In his speech yesterday, Deputy Prime Minister Joyce said a “conclusion” from Finkel was vital. He called for compromise all around, from the Nationals, ­the Liberals and Labor. He said policy must bring renewables forward as well as coal and gas in base­load power. The central task, Joyce said, was to secure investor confidence, whether for photovoltaic, wind, high-efficiency coal, gas or hydro. In passing, he praised the role of renewable energy in his own electorate.

Second, Turnbull needs to ­retain credibility on coal with his partyroom and much of the wider Coalition constituency. Joyce signalled the likely trade-off on a ­recent Sunday Agenda appearance on Sky News: he will back the CET scheme ­provided that the way lies open to a new coal-fired power ­station, and he endorsed the principle of ­government finance for such a coal project.

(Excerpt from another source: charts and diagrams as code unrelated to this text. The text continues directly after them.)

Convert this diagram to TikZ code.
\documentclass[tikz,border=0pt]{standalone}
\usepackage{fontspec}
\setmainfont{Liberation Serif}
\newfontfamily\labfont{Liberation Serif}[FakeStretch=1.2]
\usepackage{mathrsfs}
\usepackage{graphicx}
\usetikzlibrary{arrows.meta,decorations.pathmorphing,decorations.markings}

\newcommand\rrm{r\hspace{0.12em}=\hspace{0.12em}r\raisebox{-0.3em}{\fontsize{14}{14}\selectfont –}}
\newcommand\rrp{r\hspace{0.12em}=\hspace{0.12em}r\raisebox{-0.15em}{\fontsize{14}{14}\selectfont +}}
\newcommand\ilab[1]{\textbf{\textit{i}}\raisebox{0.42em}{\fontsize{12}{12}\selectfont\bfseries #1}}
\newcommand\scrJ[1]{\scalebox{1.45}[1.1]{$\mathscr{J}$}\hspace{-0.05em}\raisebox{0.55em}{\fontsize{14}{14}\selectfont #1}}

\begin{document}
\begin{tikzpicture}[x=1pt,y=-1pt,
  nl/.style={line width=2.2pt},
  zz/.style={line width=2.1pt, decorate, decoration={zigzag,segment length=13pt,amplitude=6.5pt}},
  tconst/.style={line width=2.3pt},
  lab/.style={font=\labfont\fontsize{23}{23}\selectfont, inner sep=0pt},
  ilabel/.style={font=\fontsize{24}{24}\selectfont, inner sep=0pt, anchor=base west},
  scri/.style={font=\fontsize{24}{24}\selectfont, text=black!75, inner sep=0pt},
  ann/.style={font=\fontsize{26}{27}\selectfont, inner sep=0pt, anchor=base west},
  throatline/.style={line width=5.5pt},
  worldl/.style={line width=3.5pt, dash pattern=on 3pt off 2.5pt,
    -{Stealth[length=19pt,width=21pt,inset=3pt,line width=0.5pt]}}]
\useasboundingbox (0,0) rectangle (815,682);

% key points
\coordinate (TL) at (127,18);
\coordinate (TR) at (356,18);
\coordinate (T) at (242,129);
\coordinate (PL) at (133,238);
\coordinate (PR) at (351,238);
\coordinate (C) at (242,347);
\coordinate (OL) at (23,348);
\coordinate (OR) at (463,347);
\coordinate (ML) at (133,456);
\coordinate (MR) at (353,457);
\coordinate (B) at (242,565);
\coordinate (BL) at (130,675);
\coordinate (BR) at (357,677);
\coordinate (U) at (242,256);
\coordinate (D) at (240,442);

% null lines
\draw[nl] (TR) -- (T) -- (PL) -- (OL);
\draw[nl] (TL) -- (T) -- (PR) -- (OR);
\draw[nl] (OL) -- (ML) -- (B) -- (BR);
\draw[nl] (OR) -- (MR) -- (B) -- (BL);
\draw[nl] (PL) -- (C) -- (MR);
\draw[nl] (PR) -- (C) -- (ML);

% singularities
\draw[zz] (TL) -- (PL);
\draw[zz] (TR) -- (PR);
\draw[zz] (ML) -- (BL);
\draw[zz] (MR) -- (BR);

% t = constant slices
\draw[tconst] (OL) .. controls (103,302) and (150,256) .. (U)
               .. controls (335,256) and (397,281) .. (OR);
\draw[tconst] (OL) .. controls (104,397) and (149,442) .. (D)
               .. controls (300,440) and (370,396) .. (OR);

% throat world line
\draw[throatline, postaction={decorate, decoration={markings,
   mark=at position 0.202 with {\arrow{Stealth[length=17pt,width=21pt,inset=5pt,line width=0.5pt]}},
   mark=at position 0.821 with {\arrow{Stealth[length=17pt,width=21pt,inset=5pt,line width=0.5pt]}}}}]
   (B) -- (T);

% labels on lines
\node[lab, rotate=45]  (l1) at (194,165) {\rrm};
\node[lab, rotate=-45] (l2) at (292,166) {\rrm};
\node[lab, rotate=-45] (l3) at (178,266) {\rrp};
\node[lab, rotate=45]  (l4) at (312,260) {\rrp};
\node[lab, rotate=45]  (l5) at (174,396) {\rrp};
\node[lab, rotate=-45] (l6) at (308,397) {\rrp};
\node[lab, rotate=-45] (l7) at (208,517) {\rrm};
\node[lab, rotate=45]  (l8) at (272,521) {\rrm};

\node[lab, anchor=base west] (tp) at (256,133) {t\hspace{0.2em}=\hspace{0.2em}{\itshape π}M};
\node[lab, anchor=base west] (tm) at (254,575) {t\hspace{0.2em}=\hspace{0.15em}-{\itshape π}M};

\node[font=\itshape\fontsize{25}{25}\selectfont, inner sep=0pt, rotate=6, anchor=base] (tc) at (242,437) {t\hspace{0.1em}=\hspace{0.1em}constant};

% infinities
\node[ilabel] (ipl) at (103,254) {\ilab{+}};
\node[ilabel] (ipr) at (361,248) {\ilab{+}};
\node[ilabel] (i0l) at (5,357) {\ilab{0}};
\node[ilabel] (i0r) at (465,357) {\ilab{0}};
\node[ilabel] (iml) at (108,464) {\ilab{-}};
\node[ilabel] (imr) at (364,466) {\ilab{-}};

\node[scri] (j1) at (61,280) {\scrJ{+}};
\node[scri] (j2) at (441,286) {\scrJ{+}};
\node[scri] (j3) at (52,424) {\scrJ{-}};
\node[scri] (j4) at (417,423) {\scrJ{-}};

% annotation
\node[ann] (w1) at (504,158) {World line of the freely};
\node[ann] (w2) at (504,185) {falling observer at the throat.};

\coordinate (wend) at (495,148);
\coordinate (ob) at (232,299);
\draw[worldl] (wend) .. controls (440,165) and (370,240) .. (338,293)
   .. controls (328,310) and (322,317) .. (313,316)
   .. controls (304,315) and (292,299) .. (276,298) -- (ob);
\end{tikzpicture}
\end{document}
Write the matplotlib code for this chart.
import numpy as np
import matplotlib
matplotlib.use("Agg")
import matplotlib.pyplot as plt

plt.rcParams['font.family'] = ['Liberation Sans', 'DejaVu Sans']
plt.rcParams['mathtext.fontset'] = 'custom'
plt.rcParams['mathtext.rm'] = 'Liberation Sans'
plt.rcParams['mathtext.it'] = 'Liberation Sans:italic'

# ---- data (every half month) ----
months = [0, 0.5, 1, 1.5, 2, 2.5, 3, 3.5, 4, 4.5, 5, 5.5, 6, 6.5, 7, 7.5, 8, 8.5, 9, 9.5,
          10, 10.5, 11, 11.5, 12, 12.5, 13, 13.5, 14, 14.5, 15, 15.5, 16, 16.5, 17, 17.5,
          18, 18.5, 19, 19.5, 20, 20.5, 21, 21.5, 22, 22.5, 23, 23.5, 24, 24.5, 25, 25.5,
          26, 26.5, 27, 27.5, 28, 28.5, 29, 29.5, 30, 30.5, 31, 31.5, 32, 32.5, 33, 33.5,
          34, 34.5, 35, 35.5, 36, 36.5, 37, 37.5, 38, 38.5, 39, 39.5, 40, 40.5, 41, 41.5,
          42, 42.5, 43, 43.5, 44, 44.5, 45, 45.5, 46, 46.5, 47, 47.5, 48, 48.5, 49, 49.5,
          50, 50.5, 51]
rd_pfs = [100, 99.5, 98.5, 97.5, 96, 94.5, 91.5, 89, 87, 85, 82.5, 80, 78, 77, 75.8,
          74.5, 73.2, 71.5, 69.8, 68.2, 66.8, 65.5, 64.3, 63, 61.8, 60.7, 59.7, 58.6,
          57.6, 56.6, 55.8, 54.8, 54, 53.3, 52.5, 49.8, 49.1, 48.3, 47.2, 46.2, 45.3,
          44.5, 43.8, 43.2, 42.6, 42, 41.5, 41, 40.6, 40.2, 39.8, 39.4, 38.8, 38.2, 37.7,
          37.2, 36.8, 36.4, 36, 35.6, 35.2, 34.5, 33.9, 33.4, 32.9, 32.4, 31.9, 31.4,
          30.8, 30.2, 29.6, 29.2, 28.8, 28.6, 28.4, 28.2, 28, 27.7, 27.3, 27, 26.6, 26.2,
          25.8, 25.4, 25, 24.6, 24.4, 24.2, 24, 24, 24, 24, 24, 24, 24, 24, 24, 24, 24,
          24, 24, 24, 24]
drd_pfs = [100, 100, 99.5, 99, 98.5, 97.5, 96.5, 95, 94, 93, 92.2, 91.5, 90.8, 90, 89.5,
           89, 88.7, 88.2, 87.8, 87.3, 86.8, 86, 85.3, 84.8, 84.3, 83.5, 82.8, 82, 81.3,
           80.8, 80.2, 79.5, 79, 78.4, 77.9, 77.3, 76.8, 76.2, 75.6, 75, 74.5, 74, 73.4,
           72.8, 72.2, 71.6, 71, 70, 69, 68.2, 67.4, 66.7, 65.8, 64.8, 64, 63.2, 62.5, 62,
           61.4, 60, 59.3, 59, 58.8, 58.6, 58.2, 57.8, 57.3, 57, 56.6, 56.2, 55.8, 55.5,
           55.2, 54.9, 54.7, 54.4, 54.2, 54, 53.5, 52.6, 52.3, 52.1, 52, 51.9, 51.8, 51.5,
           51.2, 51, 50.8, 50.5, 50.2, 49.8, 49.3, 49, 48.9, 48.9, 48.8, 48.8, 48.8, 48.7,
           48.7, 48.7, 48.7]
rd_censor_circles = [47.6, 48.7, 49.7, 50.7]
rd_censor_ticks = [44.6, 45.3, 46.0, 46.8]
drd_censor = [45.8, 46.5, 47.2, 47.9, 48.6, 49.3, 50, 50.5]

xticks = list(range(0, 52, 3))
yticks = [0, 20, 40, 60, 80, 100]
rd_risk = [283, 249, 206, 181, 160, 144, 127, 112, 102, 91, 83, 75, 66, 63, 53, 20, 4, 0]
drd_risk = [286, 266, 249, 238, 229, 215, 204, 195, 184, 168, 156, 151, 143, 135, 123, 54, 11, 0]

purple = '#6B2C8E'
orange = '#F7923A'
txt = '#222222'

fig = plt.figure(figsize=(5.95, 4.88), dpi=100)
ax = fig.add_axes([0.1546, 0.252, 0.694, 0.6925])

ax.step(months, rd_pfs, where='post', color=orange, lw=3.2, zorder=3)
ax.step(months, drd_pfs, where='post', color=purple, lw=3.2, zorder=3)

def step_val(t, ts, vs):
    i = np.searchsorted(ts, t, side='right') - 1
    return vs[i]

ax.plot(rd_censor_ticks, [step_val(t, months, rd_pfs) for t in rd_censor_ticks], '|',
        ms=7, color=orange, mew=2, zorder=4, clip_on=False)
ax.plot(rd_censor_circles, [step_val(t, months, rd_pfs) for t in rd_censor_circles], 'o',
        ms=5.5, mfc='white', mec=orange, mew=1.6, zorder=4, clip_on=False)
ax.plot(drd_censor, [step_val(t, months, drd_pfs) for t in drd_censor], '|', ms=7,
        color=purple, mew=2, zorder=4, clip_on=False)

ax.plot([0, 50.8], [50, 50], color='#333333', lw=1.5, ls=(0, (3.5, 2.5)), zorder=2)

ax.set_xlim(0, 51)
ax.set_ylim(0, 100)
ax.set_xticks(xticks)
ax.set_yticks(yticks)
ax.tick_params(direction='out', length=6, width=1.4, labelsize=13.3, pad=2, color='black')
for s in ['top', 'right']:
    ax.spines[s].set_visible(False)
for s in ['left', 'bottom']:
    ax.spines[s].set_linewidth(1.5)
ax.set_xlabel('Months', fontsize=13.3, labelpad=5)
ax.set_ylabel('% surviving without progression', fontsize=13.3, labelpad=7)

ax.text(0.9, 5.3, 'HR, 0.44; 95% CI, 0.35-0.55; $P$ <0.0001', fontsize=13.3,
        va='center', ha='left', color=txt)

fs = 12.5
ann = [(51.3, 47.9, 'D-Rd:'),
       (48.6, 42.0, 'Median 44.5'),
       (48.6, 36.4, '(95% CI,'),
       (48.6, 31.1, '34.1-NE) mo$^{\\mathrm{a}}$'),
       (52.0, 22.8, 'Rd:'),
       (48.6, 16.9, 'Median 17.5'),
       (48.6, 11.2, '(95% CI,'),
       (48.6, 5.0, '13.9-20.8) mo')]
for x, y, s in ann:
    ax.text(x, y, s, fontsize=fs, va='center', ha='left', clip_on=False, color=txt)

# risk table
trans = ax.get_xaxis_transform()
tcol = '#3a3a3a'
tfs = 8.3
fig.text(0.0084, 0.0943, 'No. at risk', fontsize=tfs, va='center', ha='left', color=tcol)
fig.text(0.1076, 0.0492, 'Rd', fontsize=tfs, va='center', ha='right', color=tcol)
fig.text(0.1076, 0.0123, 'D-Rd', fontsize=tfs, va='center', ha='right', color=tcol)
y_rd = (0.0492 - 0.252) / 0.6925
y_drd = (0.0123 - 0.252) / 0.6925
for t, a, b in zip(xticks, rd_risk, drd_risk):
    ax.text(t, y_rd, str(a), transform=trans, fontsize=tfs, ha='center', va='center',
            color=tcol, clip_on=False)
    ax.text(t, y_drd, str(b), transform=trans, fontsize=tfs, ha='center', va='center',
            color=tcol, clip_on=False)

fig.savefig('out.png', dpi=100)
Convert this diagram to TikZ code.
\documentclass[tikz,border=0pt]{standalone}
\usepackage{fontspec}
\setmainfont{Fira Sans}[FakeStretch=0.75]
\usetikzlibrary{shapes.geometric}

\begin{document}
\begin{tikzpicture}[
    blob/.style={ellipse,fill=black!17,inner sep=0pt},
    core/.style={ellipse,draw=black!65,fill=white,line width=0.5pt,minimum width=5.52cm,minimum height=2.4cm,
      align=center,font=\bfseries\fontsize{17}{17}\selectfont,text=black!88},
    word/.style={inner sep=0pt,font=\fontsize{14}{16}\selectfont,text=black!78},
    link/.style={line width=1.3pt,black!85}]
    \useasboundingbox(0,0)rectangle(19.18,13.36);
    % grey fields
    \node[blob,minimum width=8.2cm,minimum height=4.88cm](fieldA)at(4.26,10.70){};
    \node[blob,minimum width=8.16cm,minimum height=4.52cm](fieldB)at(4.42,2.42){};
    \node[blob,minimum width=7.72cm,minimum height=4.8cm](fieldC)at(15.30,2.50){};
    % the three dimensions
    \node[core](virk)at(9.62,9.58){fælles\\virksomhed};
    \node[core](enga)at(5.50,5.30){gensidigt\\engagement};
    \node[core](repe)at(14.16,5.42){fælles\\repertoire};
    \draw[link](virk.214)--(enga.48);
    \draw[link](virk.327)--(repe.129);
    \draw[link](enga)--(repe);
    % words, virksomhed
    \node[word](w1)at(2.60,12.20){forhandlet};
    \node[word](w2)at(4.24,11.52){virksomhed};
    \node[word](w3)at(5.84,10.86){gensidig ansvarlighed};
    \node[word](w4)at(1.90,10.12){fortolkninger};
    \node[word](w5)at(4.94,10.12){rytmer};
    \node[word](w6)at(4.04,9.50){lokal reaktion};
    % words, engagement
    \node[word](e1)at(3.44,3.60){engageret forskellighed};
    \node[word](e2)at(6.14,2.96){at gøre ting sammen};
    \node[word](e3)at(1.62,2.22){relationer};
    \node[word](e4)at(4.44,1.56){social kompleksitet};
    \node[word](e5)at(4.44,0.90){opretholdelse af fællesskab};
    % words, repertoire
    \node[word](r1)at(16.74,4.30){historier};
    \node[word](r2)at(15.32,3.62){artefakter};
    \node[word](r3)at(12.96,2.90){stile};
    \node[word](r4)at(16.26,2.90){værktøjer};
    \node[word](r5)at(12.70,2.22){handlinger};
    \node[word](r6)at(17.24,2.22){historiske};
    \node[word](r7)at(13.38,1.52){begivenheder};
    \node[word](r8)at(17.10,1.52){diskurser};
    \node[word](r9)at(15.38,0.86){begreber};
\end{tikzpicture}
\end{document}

…There are two ways of managing the coal issue — in a gesture to the partyroom to give coal an ­option in the CET mix if investors are ready to back it or, alternatively, be more upfront, pledge to build a new coal-fired power station as policy in its own right and, since private investors are unlikely to finance coal, specify government financial support by hitting taxpayers.

…Turnbull needs a strategy that empowers him to attack Labor for compromising the economy, undermining our competitiveness and risking excessive price consequences with its ambitious 50 per cent renewables target and 45 per cent emissions reduction target. The Finkel report warned about the price to pay for targets beyond the ­Coalition’s 26-28 per cent. In truth, there is still plenty of product discrimination between Turnbull and Labor.

…But those conservatives who live in the rosy nostalgia from 2009 to 2013 are fooling themselves. Those politics are dead and buried. The easy options of walking away from renewables, repudiating the Paris Agreement and pretending coal is the key to ­immediate lower prices are long gone. This is grand delusion. Listen to Barnaby. He speaks now as a realist who wants a solution, not an Abbott-led crusade.

Turnbull and Frydenberg have put together a basket of measures: redirecting gas from export markets, initiating the new Snowy project, pressuring the states on gas exploration bans and authorising 49 out of 50 Finkel recommendations. What they need above all, though, is a grand bargain — that means the investment community as well as the partyroom.

The Turnbull government’s ability to run an effective campaign against Labor on energy pricing depends on the prior first step — getting a policy framework in place.

Thinking the politics can work short of a tenable yet compromise policy is truly ­delusional.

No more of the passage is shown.